Many Chinese immigrants migrated to Bengal in the 1800s to work in trader Tong Atchew’s sugar mill and British tea plantations, creating a historic Chinatown. Tung Nam is an unpretentious eatery tucked in an alley in the heart of the area. Inside, the Hsieh family dishes out treasured family recipes: shreds of pork simmered in an umami-rich broth with salt-cured Chinese greens, silken wantons, kaptai mei fun (pig offal on rice noodles), and pork in hamei sauce that purportedly gets its distinct flavor from fermented shrimp paste.

A restaurant exterior, as seen through passersby from across the street, with a Coca-Cola ad above the entrance.
Outside Tung Nam.
Shreya Goswami

Hotel Sidheshwari Ashram

Hotel Siddheswari Ashram is one of the city’s few surviving pice hotels. Inside the unassuming dining hall, men in bright orange shirts scurry among the marble-top tables with quiet urgency, taking orders, pouring water into earthen pots, or swiftly plunking wedges of lime and blobs of salt onto plates lined with banana leaves.

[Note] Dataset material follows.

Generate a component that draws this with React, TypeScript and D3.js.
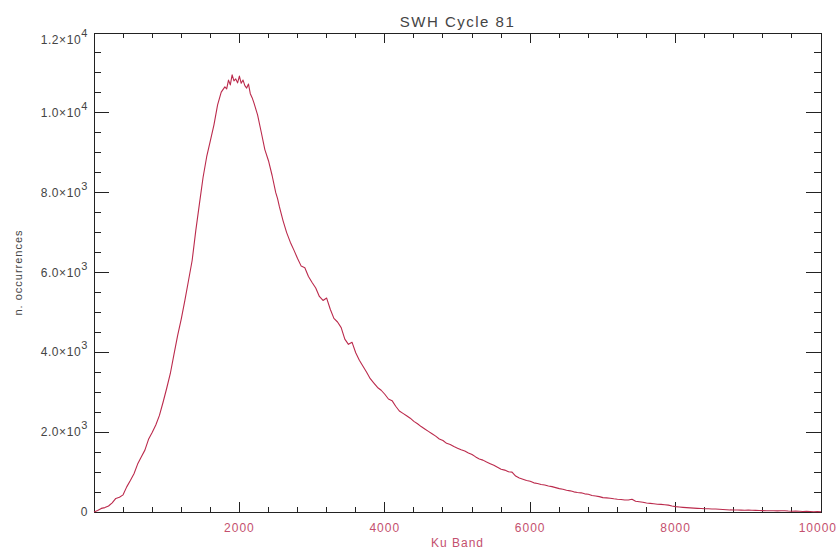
import React, { useEffect, useRef } from 'react';
import * as d3 from 'd3';

// SWH histogram, Ku band
const kuBand = [
  0, 50, 100, 150, 200, 250, 300, 350, 400, 450, 500, 550, 600, 650, 700, 750, 800, 850, 900, 950,
  1000, 1050, 1100, 1150, 1200, 1250, 1300, 1350, 1400, 1450, 1500, 1550, 1600, 1650, 1700, 1750,
  1800, 1825, 1850, 1875, 1900, 1925, 1950, 1975, 2000, 2025, 2050, 2075, 2100, 2125, 2150, 2175,
  2200, 2250, 2300, 2350, 2400, 2450, 2500, 2525, 2550, 2600, 2650, 2700, 2750, 2800, 2850, 2900,
  2950, 3000, 3050, 3100, 3150, 3200, 3250, 3300, 3350, 3400, 3450, 3500, 3550, 3600, 3650, 3700,
  3750, 3800, 3850, 3900, 3950, 4000, 4050, 4100, 4150, 4200, 4250, 4300, 4350, 4400, 4450, 4500,
  4550, 4600, 4650, 4700, 4750, 4800, 4850, 4900, 4950, 5000, 5050, 5100, 5150, 5200, 5250, 5300,
  5350, 5400, 5450, 5500, 5550, 5600, 5650, 5700, 5750, 5800, 5850, 5900, 5950, 6000, 6050, 6100,
  6150, 6200, 6250, 6300, 6350, 6400, 6450, 6500, 6550, 6600, 6650, 6700, 6750, 6800, 6850, 6900,
  6950, 7000, 7050, 7100, 7150, 7200, 7250, 7300, 7350, 7400, 7450, 7500, 7550, 7600, 7650, 7700,
  7750, 7800, 7850, 7900, 7950, 8000, 8050, 8100, 8150, 8200, 8250, 8300, 8350, 8400, 8450, 8500,
  8550, 8600, 8650, 8700, 8750, 8800, 8850, 8900, 8950, 9000, 9050, 9100, 9150, 9200, 9250, 9300,
  9350, 9400, 9450, 9500, 9550, 9600, 9650, 9700, 9750, 9800, 9850, 9900, 9950, 10000
];

const occurrences = [
  0, 40, 90, 110, 150, 230, 340, 370, 430, 630, 790, 960, 1200, 1380, 1550, 1820, 1990, 2180, 2420, 2750,
  3100, 3470, 3950, 4420, 4830, 5300, 5800, 6300, 7050, 7720, 8380, 8900, 9300, 9700, 10200, 10520,
  10650, 10600, 10820, 10700, 10950, 10800, 10850, 10750, 10920, 10740, 10820, 10680, 10620, 10720, 10480, 10380,
  10250, 9950, 9520, 9080, 8800, 8430, 8000, 7850, 7650, 7300, 7000, 6760, 6560, 6350, 6160, 6120,
  5900, 5750, 5610, 5400, 5300, 5360, 5080, 4850, 4760, 4620, 4330, 4200, 4250, 3990, 3800, 3650,
  3500, 3340, 3230, 3120, 3050, 2950, 2830, 2790, 2650, 2530, 2470, 2410, 2350, 2270, 2210, 2140,
  2080, 2020, 1960, 1900, 1830, 1790, 1720, 1690, 1640, 1600, 1560, 1530, 1480, 1440, 1380, 1330,
  1300, 1250, 1210, 1170, 1120, 1070, 1050, 1010, 1000, 900, 850, 820, 790, 770, 730, 715,
  690, 675, 650, 635, 610, 585, 570, 545, 530, 505, 490, 480, 455, 445, 415, 400,
  385, 360, 355, 345, 330, 320, 315, 300, 300, 320, 270, 258, 245, 225, 215, 205,
  195, 190, 180, 172, 150, 135, 125, 117, 110, 103, 97, 92, 88, 83, 80, 77,
  74, 68, 62, 58, 52, 50, 50, 48, 45, 47, 43, 40, 38, 35, 33, 30,
  32, 28, 30, 33, 25, 20, 22, 17, 14, 18, 12, 8, 10, 5
];

const xMajorTicks = [0, 2000, 4000, 6000, 8000, 10000];
const yMajorTicks = [0, 2000, 4000, 6000, 8000, 10000, 12000];
const yTickLabels = [
  { mant: '0', exp: '' },
  { mant: '2.0×10', exp: '3' },
  { mant: '4.0×10', exp: '3' },
  { mant: '6.0×10', exp: '3' },
  { mant: '8.0×10', exp: '3' },
  { mant: '1.0×10', exp: '4' },
  { mant: '1.2×10', exp: '4' }
];

const W = 838;
const H = 550;
const margin = { top: 33, right: 17, bottom: 38, left: 94 };
const FONT = 'Liberation Sans, DejaVu Sans, sans-serif';
const AXIS = '#222';
const TEXT = '#444';
const PINK = '#c4506e';
const LINE = '#bb2a4c';

const App: React.FC = () => {
  const svgRef = useRef<SVGSVGElement>(null);

  useEffect(() => {
    if (!svgRef.current) return;
    const svg = d3.select(svgRef.current);
    svg.selectAll('*').remove();

    const x = d3.scaleLinear().domain([0, 10000]).range([margin.left, W - margin.right]);
    const y = d3.scaleLinear().domain([0, 12000]).range([H - margin.bottom, margin.top]);
    const x0 = x(0), x1 = x(10000), y0 = y(0), y1 = y(12000);

    // frame
    svg.append('rect')
      .attr('x', x0).attr('y', y1)
      .attr('width', x1 - x0).attr('height', y0 - y1)
      .attr('fill', 'none').attr('stroke', AXIS).attr('stroke-width', 1)
      .attr('shape-rendering', 'crispEdges');

    const ticks = svg.append('g').attr('stroke', AXIS).attr('stroke-width', 1)
      .attr('shape-rendering', 'crispEdges');

    // x ticks (bottom + top), 5 minor intervals
    const xMinor = d3.range(0, 10001, 400).filter(v => !xMajorTicks.includes(v));
    const xTickLen = (y0 - y1) * 0.02;
    const xTicks = [
      ...xMajorTicks.map(v => ({ v, len: xTickLen })),
      ...xMinor.map(v => ({ v, len: xTickLen / 2 }))
    ];
    xTicks.forEach(t => {
      ticks.append('line').attr('x1', x(t.v)).attr('x2', x(t.v)).attr('y1', y0).attr('y2', y0 - t.len);
      ticks.append('line').attr('x1', x(t.v)).attr('x2', x(t.v)).attr('y1', y1).attr('y2', y1 + t.len);
    });

    // y ticks (left + right), 4 minor intervals
    const yMinor = d3.range(0, 12001, 500).filter(v => !yMajorTicks.includes(v));
    const yTickLen = (x1 - x0) * 0.02;
    const yTicks = [
      ...yMajorTicks.map(v => ({ v, len: yTickLen })),
      ...yMinor.map(v => ({ v, len: yTickLen / 2 }))
    ];
    yTicks.forEach(t => {
      ticks.append('line').attr('x1', x0).attr('x2', x0 + t.len).attr('y1', y(t.v)).attr('y2', y(t.v));
      ticks.append('line').attr('x1', x1).attr('x2', x1 - t.len).attr('y1', y(t.v)).attr('y2', y(t.v));
    });

    // x tick labels (no label at 0); last one kept inside the page
    svg.append('g')
      .selectAll('text')
      .data(xMajorTicks.filter(v => v > 0))
      .enter()
      .append('text')
      .attr('x', d => (d === 10000 ? W - 1 : x(d)))
      .attr('y', y0 + 20)
      .attr('text-anchor', d => (d === 10000 ? 'end' : 'middle'))
      .style('font-family', FONT)
      .style('font-size', '12px')
      .style('letter-spacing', '1px')
      .style('fill', PINK)
      .text(d => String(d));

    // y tick labels with superscript exponents
    const yl = svg.append('g');
    yMajorTicks.forEach((v, i) => {
      const lab = yTickLabels[i];
      const ty = Math.max(y(v), y1 + 7);
      const t = yl.append('text')
        .attr('x', x0 - 6)
        .attr('y', ty + 4)
        .attr('text-anchor', 'end')
        .style('font-family', FONT)
        .style('font-size', '12px')
        .style('letter-spacing', '0.6px')
        .style('fill', TEXT);
      t.append('tspan').text(lab.mant);
      if (lab.exp) {
        t.append('tspan').attr('dy', -7).style('font-size', '11px').text(lab.exp);
      }
    });

    // data line
    const pts = kuBand.map((k, i) => [k, occurrences[i]] as [number, number]);
    const line = d3.line<[number, number]>().x(d => x(d[0])).y(d => y(d[1]));
    svg.append('path')
      .datum(pts)
      .attr('d', line)
      .attr('fill', 'none')
      .attr('stroke', LINE)
      .attr('stroke-width', 1.1)
      .attr('stroke-linejoin', 'round');

    // title
    svg.append('text')
      .attr('x', (x0 + x1) / 2)
      .attr('y', 27)
      .attr('text-anchor', 'middle')
      .style('font-family', FONT)
      .style('font-size', '15px')
      .style('letter-spacing', '1.5px')
      .style('fill', TEXT)
      .text('SWH Cycle 81');

    // x axis title
    svg.append('text')
      .attr('x', (x0 + x1) / 2)
      .attr('y', H - 3)
      .attr('text-anchor', 'middle')
      .style('font-family', FONT)
      .style('font-size', '12px')
      .style('letter-spacing', '1px')
      .style('fill', PINK)
      .text('Ku Band');

    // y axis title
    svg.append('text')
      .attr('transform', `translate(22, ${(y0 + y1) / 2}) rotate(-90)`)
      .attr('text-anchor', 'middle')
      .style('font-family', FONT)
      .style('font-size', '11px')
      .style('letter-spacing', '1px')
      .style('fill', TEXT)
      .text('n. occurrences');
  }, []);

  return (
    <div style={{ position: 'absolute', left: 0, top: 0, width: W, height: H, background: '#fff' }}>
      <svg ref={svgRef} width={W} height={H} style={{ display: 'block' }} />
    </div>
  );
};

export default App;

In pice hotel tradition, the menu is handwritten on a blackboard; the spread, and the prices, depend largely on what’s best at the bazaar that day. You can usually take your pick from dishes like shukto (a bitter stew of assorted vegetables), lentils cooked with fried fish head, a robust mutton curry that everyone praises, or a light stew of fish and vegetables called kabiraji jhol, a typical sick-day meal in Bengali homes.

Nahoum and Sons Private Limited Confectioners

By the late 19th century, Calcutta was home to a sizable community of Baghdadi Jews who came to the thriving city in search of economic opportunities. Among them was Nahoum Israel Mordecai, who opened a confectionery inside the city’s historic Hogg Market (New Market to locals) in 1902. Only a fraction of the Jewish community remains in the city today, but 120 years on, Nahoum’s popularity is intact. Everything hearkens back to another era: antique teak furniture, huge glass display cases, the century-old cash register, and age-old recipes. The shop is best known for its classic macaroons, spicy rum balls, jam tarts, almond pastries, and — surprisingly — Christmas specials like mincemeat pies and rich fruitcakes. There are also other global Jewish specialties like challah and caraway-studded savory cookies called kaka.

Kasturi

Situated in the bustling New Market area, Kasturi is packed most days. The kitchen serves Bangladesh’s Dhakai food, distinguished by robust flavors and the bold use of mustard and chiles. The menu features different kinds of bhorta (various ingredients spiced and mashed) and shile bata (spiced chicken or dried fish, ground into a paste on a grinding stone), Dhaka’s famed morog (cock) pulao, and a rich bhetki bhapa (thick slabs of sea bass slathered with a mustard-based marinade and baked in foil boxes). But the star dish is kochupata chingri, taro leaves and tiny prawns cooked together in pungent mustard paste and finished with lashings of sharp mustard oil.

Kusum Rolls

Few things are as ubiquitous on the streets of Kolkata as kathi rolls: chunks of spiced, grilled meat, topped with shards of onions, chopped green chiles, and a squeeze of lime, all rolled up in flaky parathas and fried on a griddle. Sold out of pushcarts, street stalls, and restaurants, the kathi roll is Kolkata’s favorite grub on the go. Even if loyalties are divided among the city’s many roll joints, 51-year-old Kusum, a takeaway counter that occupies a prime spot on Park Street, is among the top contenders. For a truly indulgent treat, ask for a double portion of meat in your roll.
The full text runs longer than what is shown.